Using BeautifulSoup to parse my XML
import BeautifulSoup
soup = BeautifulSoup.BeautifulStoneSoup( \"\"\"hello
You are asking what was in the mind of an author, after having noted that he gives names like Beautiful[Stone]Soup to classes/modules :-)
Here are two more examples of the behaviour of BeautifulStoneSoup:
>>> soup = BeautifulSoup.BeautifulStoneSoup(
"""<alan x="y" ><anne>hello</anne>"""
)
>>> print soup.prettify()
<alan x="y">
<anne>
hello
</anne>
</alan>
>>> soup = BeautifulSoup.BeautifulStoneSoup(
"""<alan x="y" ><anne>hello</anne>""",
selfClosingTags=['alan'])
>>> print soup.prettify()
<alan x="y" />
<anne>
hello
</anne>
>>>
My take: a self-closing tag is not legal if it is not defined to the parser. So the author had choices when deciding how to handle an illegal fragment like <alan x="y" /> ... (1) assume that the / was a mistake (2) treat alan as a self-closing tag quite independently of how it might be used elsewhere in the input (3) make 2 passes over the input nutting out in the first pass how each tag was used. Which choice do you prefer?

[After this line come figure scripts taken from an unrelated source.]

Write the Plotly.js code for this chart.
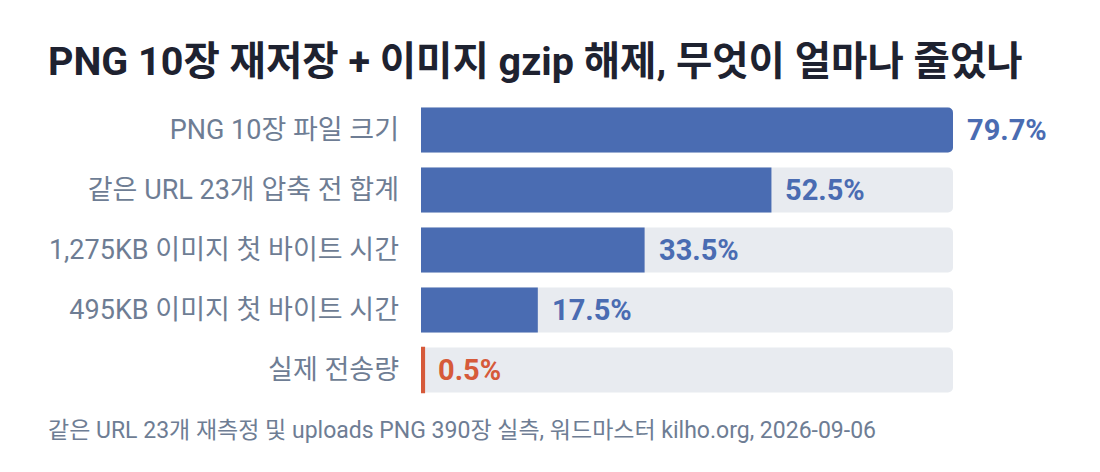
<!DOCTYPE html>
<html>
<head>
<meta charset="utf-8">
<script src="https://cdn.plot.ly/plotly-3.0.1.min.js"></script>
<style>
  html, body { margin: 0; padding: 0; background: #fff; }
  #chart { width: 1100px; height: 472px; }
</style>
</head>
<body>
<div id="chart"></div>
<script>
// ---- Data ----
const categories = [
  'PNG 10장 파일 크기',
  '같은 URL 23개 압축 전 합계',
  '1,275KB 이미지 첫 바이트 시간',
  '495KB 이미지 첫 바이트 시간',
  '실제 전송량',
];
const reductionPct = [79.7, 52.5, 33.5, 17.5, 0.5];
const isTransfer   = [false, false, false, false, true];

const titleText  = 'PNG 10장 재저장 + 이미지 gzip 해제, 무엇이 얼마나 줄었나';
const sourceText = '같은 URL 23개 재측정 및 uploads PNG 390장 실측, 워드마스터 kilho.org, 2026-09-06';

// ---- Style ----
const FONT   = 'Roboto, "Noto Sans CJK KR", sans-serif';
const BLUE   = '#4a6cb2';
const RED    = '#d65a3a';
const TRACK  = '#e8ebf0';
const LABEL  = '#6e7d94';
const TITLE  = '#1e2230';

const maxVal   = Math.max(...reductionPct);
const barColor = isTransfer.map(t => t ? RED : BLUE);

// background track behind each bar, as long as the largest value
const track = {
  type: 'bar',
  orientation: 'h',
  y: categories,
  x: categories.map(() => maxVal),
  marker: { color: TRACK },
  hoverinfo: 'skip',
  showlegend: false,
};

const bars = {
  type: 'bar',
  orientation: 'h',
  y: categories,
  x: reductionPct,
  marker: {
    color: barColor,
    line: { color: barColor, width: isTransfer.map(t => t ? 1.5 : 0) },
  },
  hovertemplate: '%{y}: %{x:.1f}%<extra></extra>',
  showlegend: false,
};

const valueLabels = reductionPct.map((v, i) => ({
  x: v,
  y: categories[i],
  xref: 'x',
  yref: 'y',
  text: v.toFixed(1) + '%',
  showarrow: false,
  xanchor: 'left',
  xshift: 12,
  font: { family: FONT, size: 29, color: barColor[i], weight: 'bold' },
}));

const layout = {
  width: 1100,
  height: 472,
  paper_bgcolor: '#ffffff',
  plot_bgcolor: '#ffffff',
  font: { family: FONT, color: LABEL },
  margin: { l: 421, r: 147, t: 100, b: 72 },
  barmode: 'overlay',
  bargap: 0.25,
  barcornerradius: 5,
  title: {
    text: '<b>' + titleText + '</b>',
    xref: 'container',
    x: 48 / 1100,
    xanchor: 'left',
    yref: 'container',
    y: 1 - 61 / 472,
    yanchor: 'middle',
    font: { family: FONT, size: 39.5, color: TITLE },
  },
  xaxis: {
    range: [0, maxVal],
    visible: false,
    fixedrange: true,
  },
  yaxis: {
    autorange: 'reversed',
    showgrid: false,
    zeroline: false,
    showline: false,
    ticks: '',
    ticklabelstandoff: 21,
    tickfont: { family: FONT, size: 27, color: LABEL },
    fixedrange: true,
  },
  annotations: [
    ...valueLabels,
    {
      text: sourceText,
      xref: 'paper', yref: 'paper',
      x: -421 / 532 + 46 / 532, y: 0,
      xanchor: 'left', yanchor: 'middle',
      yshift: -30,
      showarrow: false,
      font: { family: FONT, size: 23, color: LABEL },
    },
  ],
};

Plotly.newPlot('chart', [track, bars], layout, { displayModeBar: false, staticPlot: true });
</script>
</body>
</html>
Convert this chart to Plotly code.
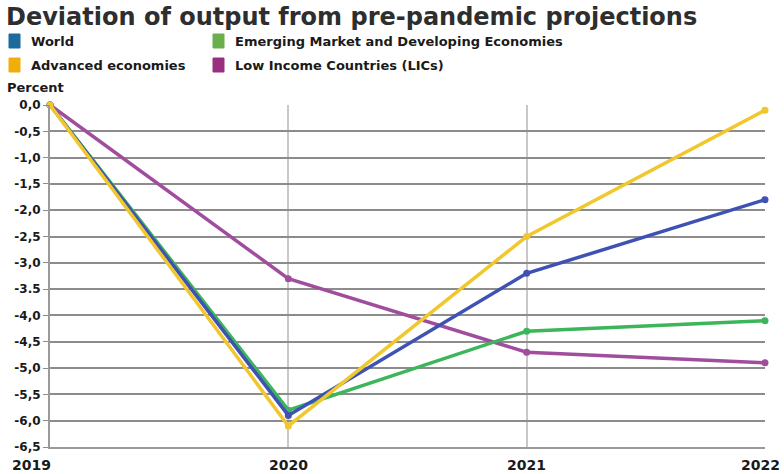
import plotly.graph_objects as go

years = [2019, 2020, 2021, 2022]
world = [0.0, -5.9, -3.2, -1.8]
emde = [0.0, -5.8, -4.3, -4.1]
advanced = [0.0, -6.1, -2.5, -0.1]
lics = [0.0, -3.3, -4.7, -4.9]

y_tickvals = [0, -0.5, -1, -1.5, -2, -2.5, -3, -3.5, -4, -4.5, -5, -5.5, -6, -6.5]
y_ticktext = ["0,0", "-0,5", "-1,0", "-1,5", "-2,0", "-2,5", "-3,0", "-3.5",
              "-4,0", "-4,5", "-5,0", "-5,5", "-6,0", "-6,5"]
x_ticktext = ["2019", "2020", "2021", "2022"]

legend_names = ["World", "Emerging Market and Developing Economies",
                "Advanced economies", "Low Income Countries (LICs)"]
legend_colors = ["#1d6b9c", "#6aaf4a", "#f0ae0a", "#99307e"]

# drawing order: yellow on top
series = [
    ("Low Income Countries (LICs)", lics, "#a14d9e"),
    ("Emerging Market and Developing Economies", emde, "#3db55b"),
    ("World", world, "#3f52b3"),
    ("Advanced economies", advanced, "#f1c72e"),
]

FONT = "DejaVu Sans"
L, R, T, B = 50, 19, 105, 27
PW, PH = 784 - L - R, 474 - T - B

fig = go.Figure()
for name, vals, col in series:
    fig.add_trace(go.Scatter(
        x=years, y=vals, name=name, mode="lines+markers",
        line=dict(color=col, width=3.5),
        marker=dict(color=col, size=7),
        cliponaxis=False, showlegend=False,
    ))

fig.update_layout(
    template="none",
    width=784, height=474,
    margin=dict(l=L, r=R, t=T, b=B),
    paper_bgcolor="white", plot_bgcolor="white",
    font=dict(family=FONT, color="#222222"),
    xaxis=dict(
        range=[2019, 2022], tickvals=years, showticklabels=False,
        automargin=False,
        showgrid=True, gridcolor="#c8c8c8", gridwidth=1.5,
        showline=True, linecolor="#9a9a9a", linewidth=2,
        zeroline=False, ticks="",
    ),
    yaxis=dict(
        range=[-6.5, 0], tickvals=y_tickvals, ticktext=y_ticktext,
        automargin=False,
        showgrid=True, gridcolor="#8c8c8c", gridwidth=1.5,
        showline=True, linecolor="#9a9a9a", linewidth=2,
        zeroline=False, ticks="outside", ticklen=5, tickcolor="#8c8c8c",
        tickfont=dict(family=FONT, size=12, color="#1a1a1a", weight="bold"),
    ),
)


def px_x(px):
    return (px - L) / PW


def px_y(py):
    return 1 + (T - py) / PH


# year labels under the axis; the outer two are nudged inside the page
shifts = [-19, 0, 0, -5]
for yr, lab, sh in zip(years, x_ticktext, shifts):
    fig.add_annotation(
        text=lab, x=yr, xref="x", y=px_y(465), yref="paper",
        xanchor="center", yanchor="middle", xshift=sh, showarrow=False,
        font=dict(family=FONT, size=14, color="#1a1a1a", weight="bold"),
    )

# title and unit label
fig.add_annotation(
    text="Deviation of output from pre-pandemic projections",
    xref="paper", yref="paper", x=px_x(4), y=px_y(17),
    xanchor="left", yanchor="middle", showarrow=False,
    font=dict(family=FONT, size=24, color="#2e2e2e", weight="bold"),
)
fig.add_annotation(
    text="Percent", xref="paper", yref="paper",
    x=px_x(5), y=px_y(88), xanchor="left", yanchor="middle",
    showarrow=False,
    font=dict(family=FONT, size=13, color="#1a1a1a", weight="bold"),
)

# legend: two rows of swatches with bold labels
legend_pos = [(9, 41), (213, 41), (9, 65), (213, 65)]
for (sx, sy), name, col in zip(legend_pos, legend_names, legend_colors):
    fig.add_shape(
        type="rect", xref="paper", yref="paper",
        x0=px_x(sx), x1=px_x(sx + 11), y0=px_y(sy + 7), y1=px_y(sy - 7),
        fillcolor=col, line=dict(color=col, width=1),
    )
    fig.add_annotation(
        text=name, xref="paper", yref="paper",
        x=px_x(sx + 20), y=px_y(sy),
        xanchor="left", yanchor="middle", showarrow=False,
        font=dict(family=FONT, size=13, color="#1a1a1a", weight="bold"),
    )

fig.write_html("out.html")
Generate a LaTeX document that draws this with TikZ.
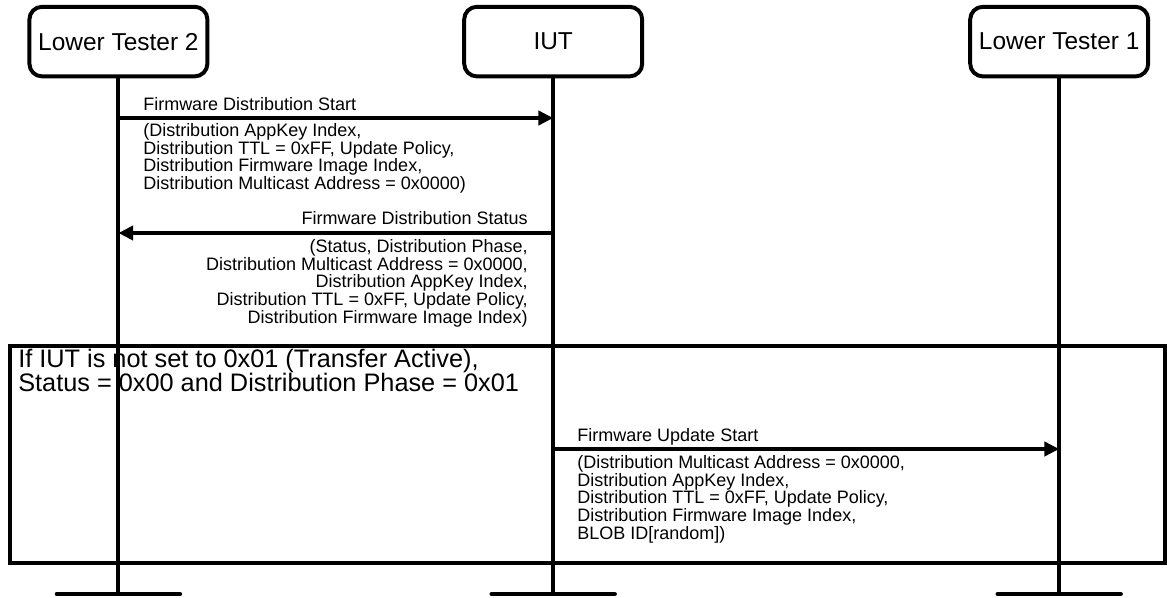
\documentclass[tikz,border=0pt]{standalone}
\usepackage{fontspec}
\setmainfont{Liberation Sans}
\usetikzlibrary{positioning,arrows.meta}

\begin{document}
\begin{tikzpicture}[
    actor/.style={draw,line width=2.8pt,rounded corners=9pt,minimum width=4.45cm,minimum height=1.74cm,font=\fontsize{17.4}{18}\selectfont},
    life/.style={line width=2.8pt},
    endbar/.style={line width=3pt,line cap=round},
    msg/.style={line width=2.8pt,-{Triangle[length=10.5pt,width=10pt]}},
    lbl/.style={font=\fontsize{12.8}{12.6}\selectfont,inner sep=0pt},
    params/.style={lbl,align=left,anchor=north west},
    frame/.style={line width=2.4pt},
    cond/.style={font=\fontsize{18}{17.1}\selectfont,inner sep=0pt,align=left,anchor=north west}]
    \useasboundingbox (0,0) rectangle (29.175,-14.95);
    % participants
    \node[actor] (lt2) at (2.96,-1.04) {Lower Tester 2};
    \node[actor] (iut) at (13.83,-1.04) {IUT};
    \node[actor] (lt1) at (26.48,-1.04) {Lower Tester 1};
    \coordinate (bottom) at (0,-14.85);
    % condition frame
    \draw[frame] (0.25,-8.65) rectangle (29.125,-14.075);
    \node[cond] (cond) at (0.45,-8.73) {If IUT is not set to 0x01 (Transfer Active),\\Status = 0x00 and Distribution Phase = 0x01};
    % lifelines
    \foreach \p in {lt2,iut,lt1} {
      \draw[life] (\p.south) -- (\p.south |- bottom);
      \draw[endbar] ([xshift=-1.54cm]\p.south |- bottom) -- ([xshift=1.54cm]\p.south |- bottom);
    }
    % messages
    \coordinate (m1) at (0,-2.95);
    \coordinate (m2) at (0,-5.825);
    \coordinate (m3) at (0,-11.225);
    \draw[msg] (lt2.south |- m1) -- (iut.south |- m1);
    \node[lbl,anchor=base west] (start) at (3.575,-2.75) {Firmware Distribution Start};
    \node[params] (startpar) at (3.575,-3.075) {(Distribution AppKey Index,\\Distribution TTL = 0xFF, Update Policy,\\Distribution Firmware Image Index,\\Distribution Multicast Address = 0x0000)};
    \draw[msg] (iut.south |- m2) -- (lt2.south |- m2);
    \node[lbl,anchor=base east] (status) at (13.2,-5.6) {Firmware Distribution Status};
    \node[params,align=right,anchor=north east] (statuspar) at (13.2,-5.975) {(Status, Distribution Phase,\\Distribution Multicast Address = 0x0000,\\Distribution AppKey Index,\\Distribution TTL = 0xFF, Update Policy,\\Distribution Firmware Image Index)};
    \draw[msg] (iut.south |- m3) -- (lt1.south |- m3);
    \node[lbl,anchor=base west] (update) at (14.425,-11.025) {Firmware Update Start};
    \node[params] (updatepar) at (14.425,-11.375) {(Distribution Multicast Address = 0x0000,\\Distribution AppKey Index,\\Distribution TTL = 0xFF, Update Policy,\\Distribution Firmware Image Index,\\BLOB ID[random])};
\end{tikzpicture}
\end{document}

I don't have a "why", but this might be of interest to you. If you use BeautifulSoup (no Stone) to parse XML with a self-closing tag, it works. Sort of:
>>> soup = BeautifulSoup.BeautifulSoup( """<alan x="y" /><anne>hello</anne>""" ) # selfClosingTags=['alan'])
>>> print soup.prettify()
<alan x="y">
</alan>
<anne>
hello
</anne>
The nesting is right, even if alan is rendered as a start and an end tag.